Flora's Feast by Walter Crane
Flora's Feast by Walter Crane
'Flora's Feast: A Masque of Flowers' by Walter Crane illustrates Queen Flora summoning the annual procession of flowers in her garden. This story demonstrates the development of the child-in-garden motif, as the flowers are anthropomorphised as human figures.

Active in the late Victorian period, Walter Crane is now regarded as one of the most prolific children's book illustrators of his time, despite his insistence on being a versatile craftsman and painter. The nineteenth century witnessed an increasing awareness of childhood as a key developmental stage that represented innocence. This attitude shaped social change, motivating the establishment of reforms and institutions aimed at protecting the young. Another way in which this nostalgia for childhood manifested was in the popularity of children's books, or 'Toy Books'. This particular example reveals the growing importance of children as a distinct audience through the use of a more simplistic visual style.

The subject matter of 'Flora's Feast' is light-hearted and fanciful as opposed to being heavily didactic. Nevertheless this book repeatedly exhibits the influence of the creators own personal political beliefs, which is unsurprising as Crane himself firmly regarded art as a social product. Crane was a self-proclaimed socialist and his artistic oeuvre includes pamphlets and posters for left-wing groups. In her analysis of Crane's work in this area Morna O'Neill subverts the tendency to dismiss his children's books as pure escapism and instead argues that for Crane the symbol of the garden was always supposed to represent the ideal society often depicted in socialist visual culture (1).

On the whole this particular book demonstrates Crane's scope and his intentions to re-think the importance of artificial barriers between fine art and decorative art and between the elite and the popular (2). This is achieved through the interaction of various artistic styles, such as : the Arts and Crafts movement, the art of the Pre-Raphaelite Brotherhood, Art Nouveau, Aestheticism, and the art of the Renaissance. In a clear attempt to broaden the audience of the art world, Crane incorporates these influences into a unique visual aesthetic that primarily appealed to children and was exhibited in an accessible format.

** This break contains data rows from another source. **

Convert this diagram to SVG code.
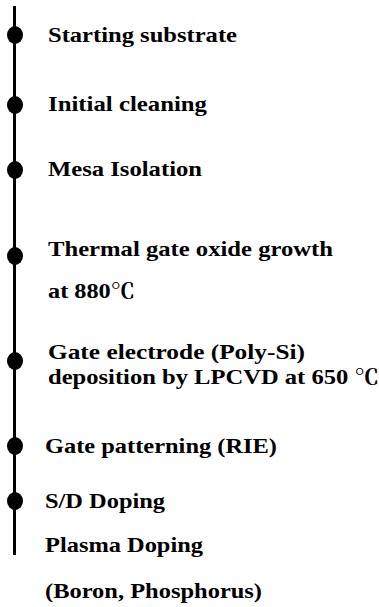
<svg xmlns="http://www.w3.org/2000/svg" width="379" height="607" viewBox="0 0 379 607">
<style>
.t{font-family:"Liberation Serif","Noto Serif CJK SC","Noto Sans CJK SC",serif;font-weight:bold;font-size:21px;fill:#000}
.dot{fill:#000}
.ln{stroke:#000;stroke-width:3;fill:none}
</style>
<rect width="379" height="607" fill="#fff"/>
<g id="connectors"><line class="ln" x1="14.5" y1="6" x2="14.5" y2="555"/></g>
<g id="n1"><ellipse class="dot" cx="15" cy="35" rx="8" ry="9"/><text class="t" x="48" y="42" textLength="189" lengthAdjust="spacingAndGlyphs">Starting substrate</text></g>
<g id="n2"><ellipse class="dot" cx="15" cy="105" rx="8" ry="9"/><text class="t" x="48" y="111" textLength="159" lengthAdjust="spacingAndGlyphs">Initial cleaning</text></g>
<g id="n3"><ellipse class="dot" cx="15" cy="170" rx="8" ry="9"/><text class="t" x="48" y="176" textLength="154" lengthAdjust="spacingAndGlyphs">Mesa Isolation</text></g>
<g id="n4"><ellipse class="dot" cx="15" cy="256" rx="8" ry="9"/><text class="t" x="48" y="256" textLength="285" lengthAdjust="spacingAndGlyphs">Thermal gate oxide growth</text><text class="t" x="48" y="298" textLength="87" lengthAdjust="spacingAndGlyphs">at 880℃</text></g>
<g id="n5"><ellipse class="dot" cx="15" cy="361" rx="8" ry="9"/><text class="t" x="48" y="359" textLength="257" lengthAdjust="spacingAndGlyphs">Gate electrode (Poly-Si)</text><text class="t" x="48" y="384" textLength="331" lengthAdjust="spacingAndGlyphs">deposition by LPCVD at 650 ℃</text></g>
<g id="n6"><ellipse class="dot" cx="15" cy="446" rx="8" ry="9"/><text class="t" x="45" y="453" textLength="232" lengthAdjust="spacingAndGlyphs">Gate patterning (RIE)</text></g>
<g id="n7"><ellipse class="dot" cx="15" cy="501" rx="8" ry="9"/><text class="t" x="45" y="508" textLength="120" lengthAdjust="spacingAndGlyphs">S/D Doping</text><text class="t" x="45" y="552" textLength="158" lengthAdjust="spacingAndGlyphs">Plasma Doping</text><text class="t" x="45" y="598" textLength="217" lengthAdjust="spacingAndGlyphs">(Boron, Phosphorus)</text></g>
</svg>
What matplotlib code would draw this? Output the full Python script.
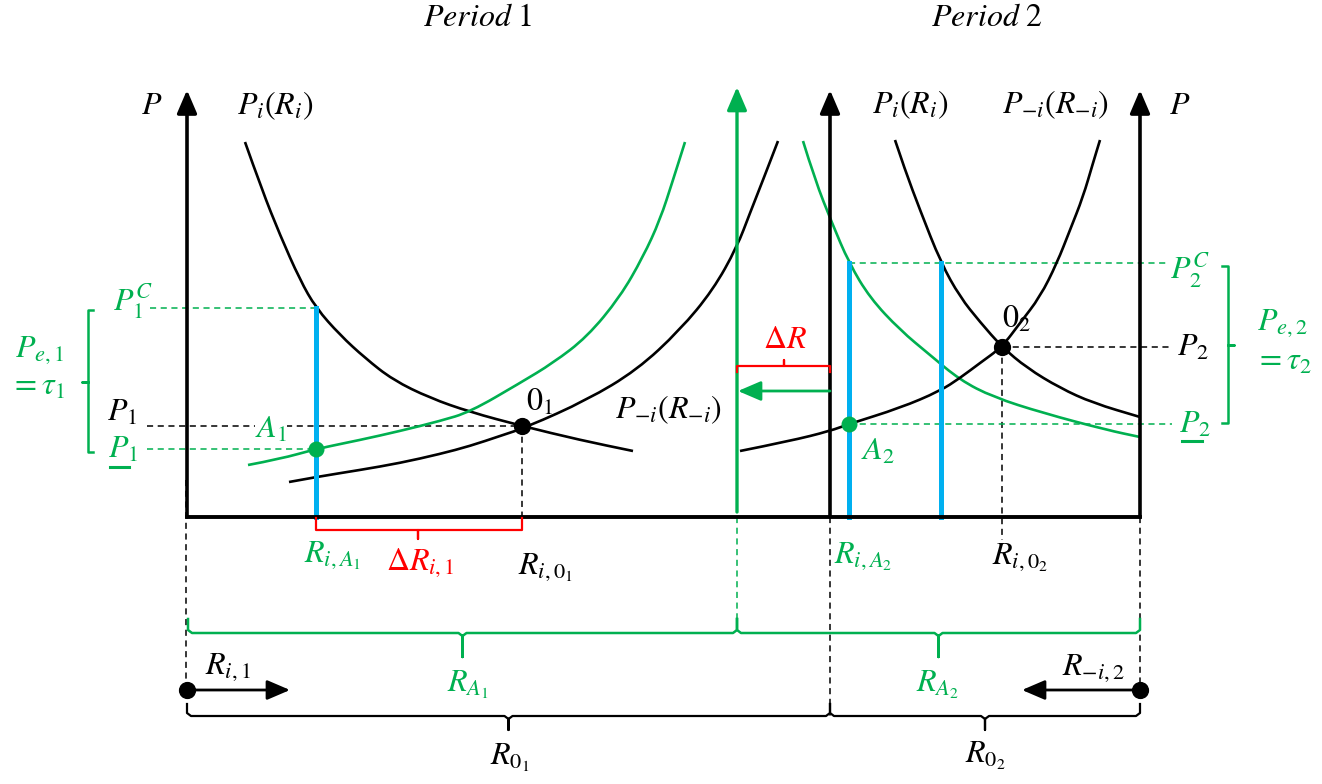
import matplotlib.pyplot as plt
import matplotlib as mpl
from matplotlib.path import Path
from matplotlib.patches import PathPatch
import numpy as np

mpl.rcParams['mathtext.fontset'] = 'stix'
mpl.rcParams['font.family'] = 'STIXGeneral'

GREEN = '#00B050'
BLUE = '#00B0F0'
RED = '#FF0000'

# diagram units (x to the right, y downward)
base_y = 517
axis_top = 90
left_axis_x = 187
mid_axis_x = 830
right_axis_x = 1140
shift_axis_x = 737

# period 1 curves
p1_demand_x = [245, 262, 280, 300, 316, 340, 365, 393, 430, 470, 522, 580, 633]
p1_demand_y = [142, 190, 235, 280, 308, 335, 358, 380, 398, 412, 426, 440, 451]
p1_other_x = [289, 316, 360, 400, 440, 470, 500, 527, 587, 637, 680, 713, 737, 750, 763, 778]
p1_other_y = [482, 477, 470, 463, 454, 446, 436, 427, 400, 370, 330, 290, 247, 213, 180, 141]
p1_green_x = [248, 280, 316, 360, 400, 440, 470, 520, 553, 587, 620, 643, 660, 673, 685]
p1_green_y = [465, 459, 449, 440, 431, 421, 412, 383, 363, 337, 297, 257, 220, 180, 142]

# period 2 curves
p2_green_x = [803, 815, 832, 849, 870, 900, 930, 960, 993, 1043, 1107, 1140]
p2_green_y = [141, 180, 223, 263, 298, 330, 355, 380, 397, 413, 430, 437]
p2_demand_x = [895, 905, 920, 941, 960, 980, 1002, 1027, 1060, 1093, 1140]
p2_demand_y = [140, 170, 210, 263, 297, 322, 347, 368, 388, 403, 417]
p2_other_x = [740, 790, 830, 849, 900, 940, 960, 980, 1002, 1020, 1040, 1057, 1070, 1083, 1093, 1100]
p2_other_y = [451, 441, 431, 424, 408, 391, 378, 363, 347, 323, 297, 263, 230, 197, 163, 140]

# key points
eq_x = [522, 1002]
eq_y = [426, 347]
a_x = [316, 849]
a_y = [449, 424]
blue_x = [316, 849, 941]
blue_top = [308, 263, 263]

fig = plt.figure(figsize=(13.22, 7.84), dpi=100)
ax = fig.add_axes([0, 0, 1, 1])
ax.set_xlim(0, 1322)
ax.set_ylim(784, 0)
ax.axis('off')


def arrow(x0, y0, x1, y1, color='k', lw=2.6, ms=20):
    ax.annotate('', xy=(x1, y1), xytext=(x0, y0),
                arrowprops=dict(arrowstyle='-|>,head_length=0.7,head_width=0.3',
                                lw=lw, color=color, mutation_scale=ms,
                                shrinkA=0, shrinkB=0))


def dash(xs, ys, color='k'):
    ax.plot(xs, ys, color=color, lw=1.1, ls=(0, (4, 3)), zorder=1)


def txt(x, y, s, color='k', size=23, **kw):
    ax.text(x, y, s, color=color, fontsize=size, ha='center', va='center', zorder=6, **kw)


def curve(xs, ys, color):
    # quadratic segments through the midpoints of the read points
    pts = list(zip(xs, ys))
    verts = [pts[0]]
    codes = [Path.MOVETO]
    for i in range(1, len(pts) - 1):
        mid = ((pts[i][0] + pts[i + 1][0]) / 2, (pts[i][1] + pts[i + 1][1]) / 2)
        verts += [pts[i], mid]
        codes += [Path.CURVE3, Path.CURVE3]
    verts.append(pts[-1])
    codes.append(Path.LINETO)
    ax.add_patch(PathPatch(Path(verts, codes), fill=False, edgecolor=color,
                           lw=1.9, zorder=2))


# dashed guides
dash([left_axis_x - 1, left_axis_x - 1], [480, 690])
dash([shift_axis_x, shift_axis_x], [base_y, 633], GREEN)
dash([mid_axis_x, mid_axis_x], [base_y, 716])
dash([right_axis_x, right_axis_x], [base_y, 690])
dash([eq_x[0], eq_x[0]], [eq_y[0], base_y])
dash([eq_x[1], eq_x[1]], [eq_y[1], 540])
dash([150, blue_x[0]], [blue_top[0], blue_top[0]], GREEN)
dash([147, eq_x[0]], [eq_y[0], eq_y[0]])
dash([147, a_x[0]], [a_y[0], a_y[0]], GREEN)
dash([blue_x[1], 1167], [blue_top[1], blue_top[1]], GREEN)
dash([eq_x[1], 1170], [eq_y[1], eq_y[1]])
dash([a_x[1], 1172], [a_y[1], a_y[1]], GREEN)

# axes
ax.plot([left_axis_x, right_axis_x], [base_y, base_y], color='k', lw=2.8, zorder=3)
for x in [left_axis_x, mid_axis_x, right_axis_x]:
    arrow(x, base_y, x, axis_top, 'k', 2.6)
arrow(shift_axis_x, base_y - 5, shift_axis_x, axis_top - 3, GREEN, 2.4)

# curves
curve(p1_demand_x, p1_demand_y, 'k')
curve(p1_other_x, p1_other_y, 'k')
curve(p1_green_x, p1_green_y, GREEN)
curve(p2_green_x, p2_green_y, GREEN)
curve(p2_demand_x, p2_demand_y, 'k')
curve(p2_other_x, p2_other_y, 'k')

# blue quantity lines
for x, top in zip(blue_x, blue_top):
    ax.plot([x, x], [top, base_y], color=BLUE, lw=3.6, zorder=2)

# points
ax.scatter(eq_x, eq_y, s=130, color='k', zorder=5)
ax.scatter(a_x, a_y, s=110, color=GREEN, zorder=5)
ax.scatter([left_axis_x, right_axis_x], [690, 690], s=130, color='k', zorder=5)

# shift arrows
arrow(left_axis_x, 690, 290, 690, 'k', 2.0, 20)
arrow(right_axis_x, 690, 1022, 690, 'k', 2.0, 20)
arrow(mid_axis_x, 391, 738, 391, GREEN, 2.0, 20)


def hbrace(x0, x1, y, tip, color, lw=1.8, end=-14):
    xm = (x0 + x1) / 2
    ax.plot([x0, x0, x0 + 4, xm - 4, xm, xm, xm, xm + 4, x1 - 4, x1, x1],
            [y + end, y - 3, y, y, y + 3, y + tip, y + 3, y, y, y - 3, y + end],
            color=color, lw=lw, zorder=3)


hbrace(left_axis_x + 1, shift_axis_x, 633, 24, GREEN)
hbrace(shift_axis_x, right_axis_x, 633, 24, GREEN)
hbrace(left_axis_x, mid_axis_x, 716, 14, 'k', 1.6, -12)
hbrace(mid_axis_x, right_axis_x, 716, 14, 'k', 1.6, -12)

# red brackets
ax.plot([a_x[0], a_x[0], 418, 418, 418, eq_x[0], eq_x[0]],
        [518, 530, 530, 539, 530, 530, 518], color=RED, lw=1.6, zorder=3)
ax.plot([shift_axis_x, shift_axis_x, 784, 784, 784, mid_axis_x, mid_axis_x],
        [372, 366, 366, 360, 366, 366, 372], color=RED, lw=1.6, zorder=3)

# side brackets
ax.plot([93, 88, 88, 82, 88, 88, 93], [310, 310, 382, 382, 382, 452, 452],
        color=GREEN, lw=1.8)
ax.plot([1222, 1228, 1228, 1234, 1228, 1228, 1222], [266, 266, 345, 345, 345, 423, 423],
        color=GREEN, lw=1.8)

# texts
txt(478, 18, r'$Period\ 1$')
txt(987, 18, r'$Period\ 2$')
txt(152, 106, r'$P$')
txt(1180, 106, r'$P$')
txt(275, 106, r'$P_i(R_i)$')
txt(910, 105, r'$P_i(R_i)$')
txt(1055, 105, r'$P_{-i}(R_{-i})$')
txt(668, 410, r'$P_{-i}(R_{-i})$')
txt(133, 302, r'$P_1^C$', GREEN)
txt(40, 350, r'$P_{e,1}$', GREEN)
txt(38, 387, r'$=\tau_1$', GREEN)
txt(122, 413, r'$P_1$')
txt(123, 450, r'$P_1$', GREEN)
ax.plot([110, 129], [467, 467], color=GREEN, lw=2.2)
txt(271, 430, r'$A_1$', GREEN,
    bbox=dict(facecolor='white', edgecolor='none', pad=0))
txt(540, 403, r'$0_1$')
txt(332, 555, r'$R_{i,A_1}$', GREEN)
txt(420, 563, r'$\Delta R_{i,1}$', RED)
txt(545, 567, r'$R_{i,0_1}$')
txt(785, 340, r'$\Delta R$', RED)
txt(878, 452, r'$A_2$', GREEN)
txt(1017, 320, r'$0_2$')
txt(863, 556, r'$R_{i,A_2}$', GREEN)
txt(1020, 557, r'$R_{i,0_2}$')
txt(1190, 270, r'$P_2^C$', GREEN)
txt(1193, 348, r'$P_2$')
txt(1195, 425, r'$P_2$', GREEN)
ax.plot([1182, 1202], [441, 441], color=GREEN, lw=2.2)
txt(1282, 323, r'$P_{e,2}$', GREEN)
txt(1283, 362, r'$=\tau_2$', GREEN)
txt(468, 685, r'$R_{A_1}$', GREEN)
txt(938, 685, r'$R_{A_2}$', GREEN)
txt(228, 667, r'$R_{i,1}$')
txt(1093, 668, r'$R_{-i,2}$')
txt(510, 758, r'$R_{0_1}$')
txt(985, 756, r'$R_{0_2}$')

fig.savefig('out.png', dpi=100)
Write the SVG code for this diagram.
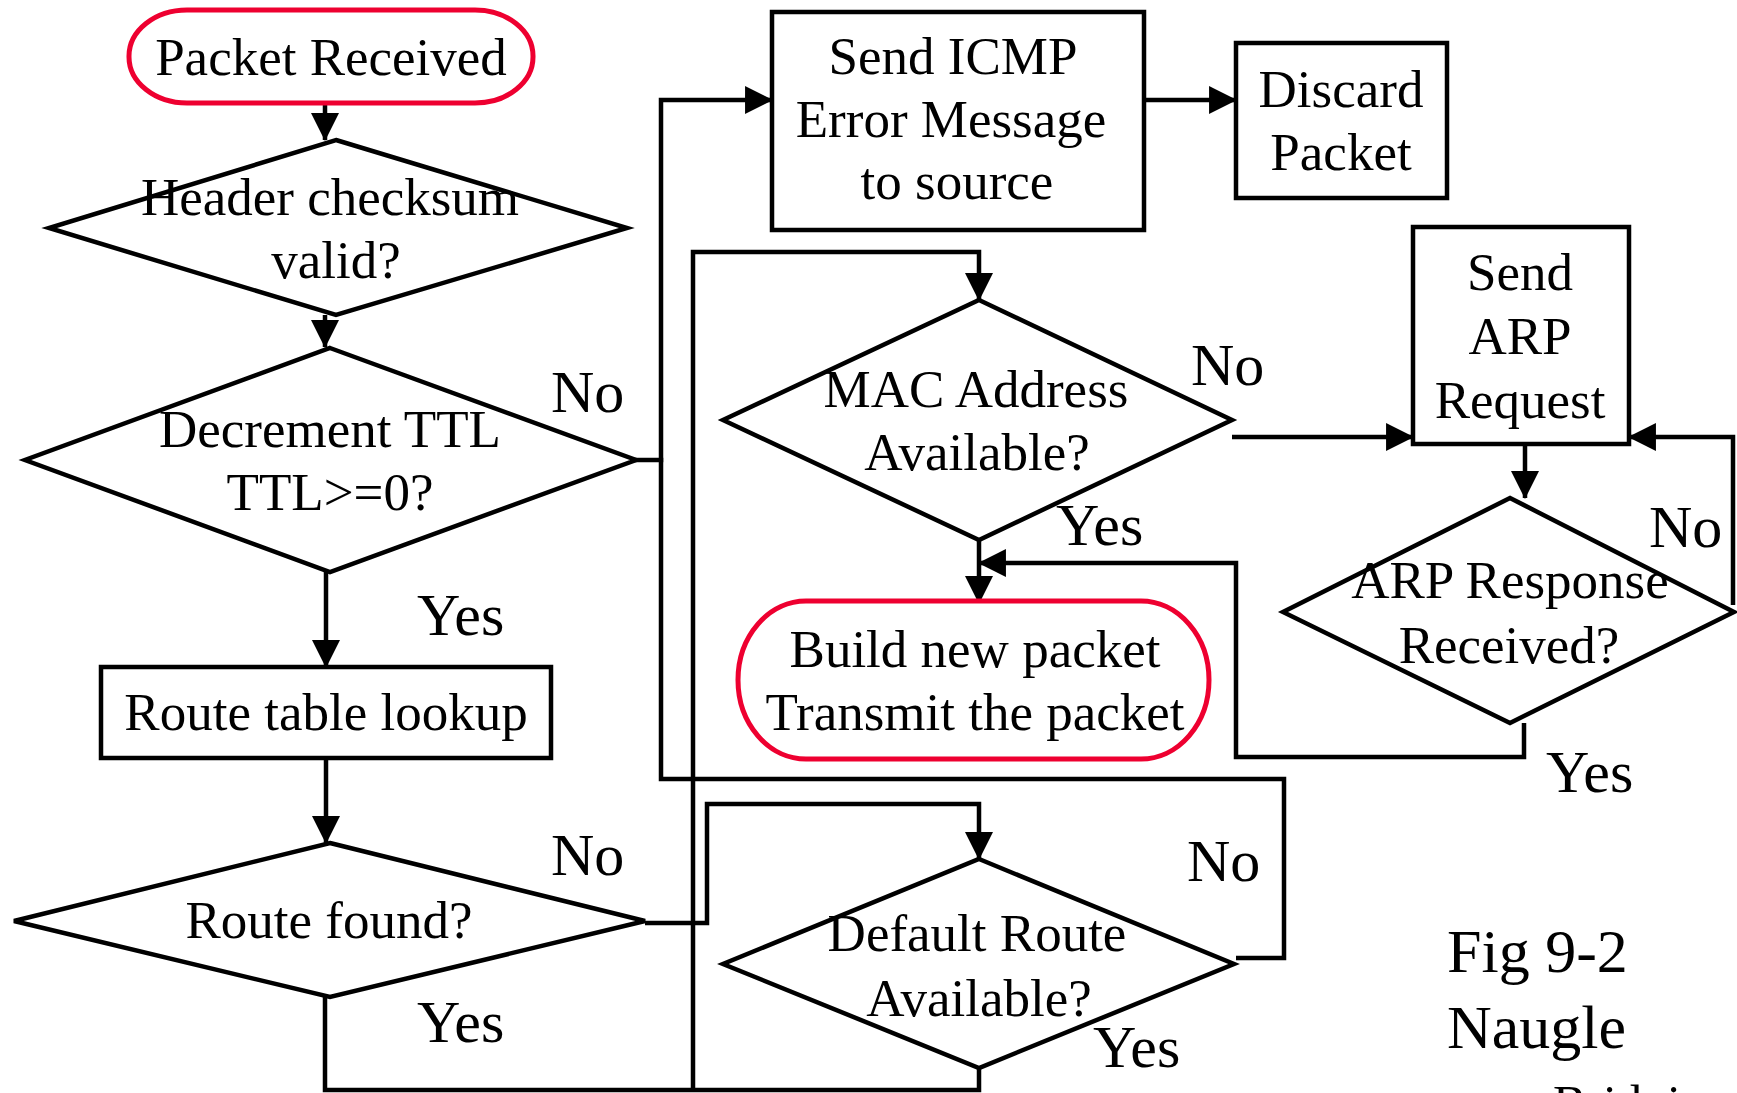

He saw art as a tool for transforming society, and whilst many theorised about the role of the artist in society in this book Crane puts his ideas into practice by imagining a new future and attempting to be instrumental in realising that future by addressing his beliefs to the next generation (3).

View more of Walter Crane's beautiful children's illustrations on this theme in the exhibition, 'In the Garden: Walter Crane's children's books'.

(1) Morna O'Neill, 'Walter Crane's Floral Fantasy: The Garden in Arts and Crafts Politics', Garden History, Vol.34, No.2 (2008), pp.290-1.

(2) Morna O'Neill, 'Walter Crane: The Arts and Crafts, Painting, and Politics, 1875-1890', Yale University Press (2010), p.2.

(3) Walter Crane, 'The Prospects of Art Under Socialism' in 'The Claims of Decorative Art', Lawrence and Bullen (1892), p.78.